I’m less than 3 weeks away from the marathon, gasp! eek! I have a lot of emotions in regards to the race, but overall I’m just excited to be able to raise some $$ for Samaritan’s Purse. I’ve been amazed at the lessons I’ve been learning through running these past few weeks. Now I don’t want to get over-spiritual on you and spiritualize running, but you must know that these past few weeks have been not only a physical journey but a spiritual one.
This past week I hit my peak of training. 20 miles. That’s right, 20 miles folks. Two months ago I couldn’t walk 20 miles let alone consider running for that long! But before you think I’m bragging I have to confess to you that I almost died. It almost killed me… truth. I only wish I was exaggerating. My run was on Saturday and today is the first day since that I’m able to fully extend my left leg, ha! Seriously, it was quite possibly the best and worst thing I’ve done in a long while. Read on and I’ll explain.
Saturday taught me something very important (aside from the fact that I am not nearly as in shape as I had hoped to be): I need community. It’s not just a preference, it’s a need.
I have been fortunate to have some folks (shout out to Ben and Mike) who will run a portion of my long runs with me. I’m fairly certain that had they not run a portion of the way with me I would not have been able to finish my 20 mile goal. I need to have people running alongside of me. Sometimes a good run by myself is refreshing, but if I’m going to be going for the long haul, if I’m going to be traipsing through rough terrain & horrible humidity, having a person beside me pushing me to persevere through the mundane or through the pain is much needed. Perhaps I’m just not as strong as you, but it’s true. It’s just the way I am and the same can be said of my Christian walk.
I attend a large church that is growing rapidly. I love my church, but I am not blind to it’s downfalls. I think one of the possible pitfalls of attending any large church is that you can attend without ever becoming intimately involved. That is not how Christianity works though. That is not what the church is supposed to look or feel like. We are called to live in community with each other. The picture of the church in Acts 2 is not one that depicts strangers coming together weekly to hear a smart, yet entertaining, pastor talk at us for an hour after we hear exceptional music. Church should not be a weekly production. Rather it is a community of people who love each other deeply and are striving to live out the Gospel together.

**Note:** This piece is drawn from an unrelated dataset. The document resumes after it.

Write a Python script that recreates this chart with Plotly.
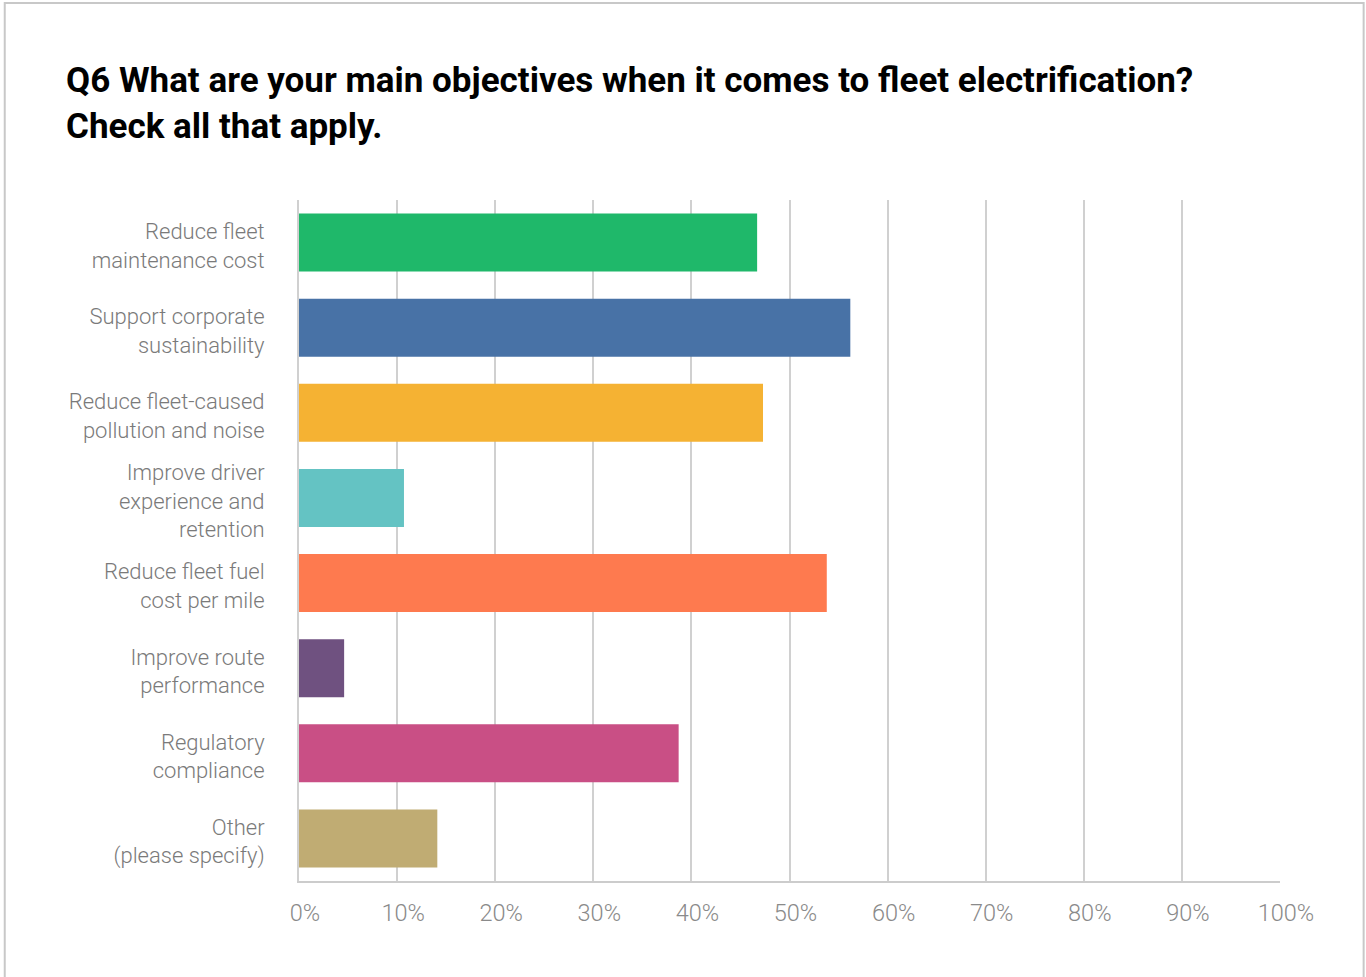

I was reminded of this on Saturday. I would love to say that I ran the 20 miles, it was a breeze and I ran it with style. But anyone who knows me knows that (1) I’m not nearly in shape enough for 20 m. to be a breeze and (2) I’m way too quirky to have style. I had company the first 10 miles, but the last 10 were beastly. Around mile 14 I had to stop and stretch and then at mile 15ish I called my mom. I kid you not, I called my mom and was like, “Mom, talk to me. Tell me what you’re doing, How’s Kentucky this week? Just whatever you do, don’t ask me to talk back.” She entertained me for a mile or two and told me to keep going and so I did. At mile 18 I got flustered again so I talked to my friend Emily. My legs were screaming and I wanted to quit running but couldn’t because I was still a good 2 miles from my car and Ben and Mike were long gone & I wasn’t courageous enough to ask the random triathlon muscle man to carry me (that would’ve been extremely awkward, but don’t think I didn’t consider it). Emily told me about her weekend and we talked about men and that obviously took my mind off of things for a little while. When I had a half a mile left, I let her go. She had a wedding to get ready for so I begrudgingly ran (it was more like limped) to my car solo. I’m obviously not proud of my training efforts that day. I wish it could have been smooth sailing, but that’s just it, life isn’t always easy. There will be good running days and bad running days; the same can be said for life. But when those bad days come, when temptation is heavy like humidity, I need people beside me to say “I’m with you, keep going.” I need that companionship of fellow believers who are running the race with me.
I talked to a friend who ran a marathon last spring. He might have just been telling me what I wanted to hear, but nonetheless his advice was comforting. He said that the race day would be different because I would be surrounded by thousands of others going through the same struggle. There would be people beside me experiencing similar difficulties. Plus, I should be encouraged because there are many who have gone before me and have finished the race well. They’ve survived, so will I. Yes, I’m being mildly dramatic, but you get the point.
The Christian path is narrow and not always easy, but it wasn’t made to be traveled alone. If you are just attending church, please let me encourage you to read Ephesians 4. Consider entering into the community of faith rather than only observing. I promise you, you won’t regret it. I’m thankful for many things in this world, but one of things that I am most grateful for is the Christian community that God has blessed me with.
I want to run well, but more importantly, I want to finish the race I’ve started. If I run well for 6 miles and then quit, all that work is done in vain. I want to run a consistent, self-disciplined, vigorous race, but I know that I’m not strong enough to go it alone. Thanks to those of you who run beside me in life.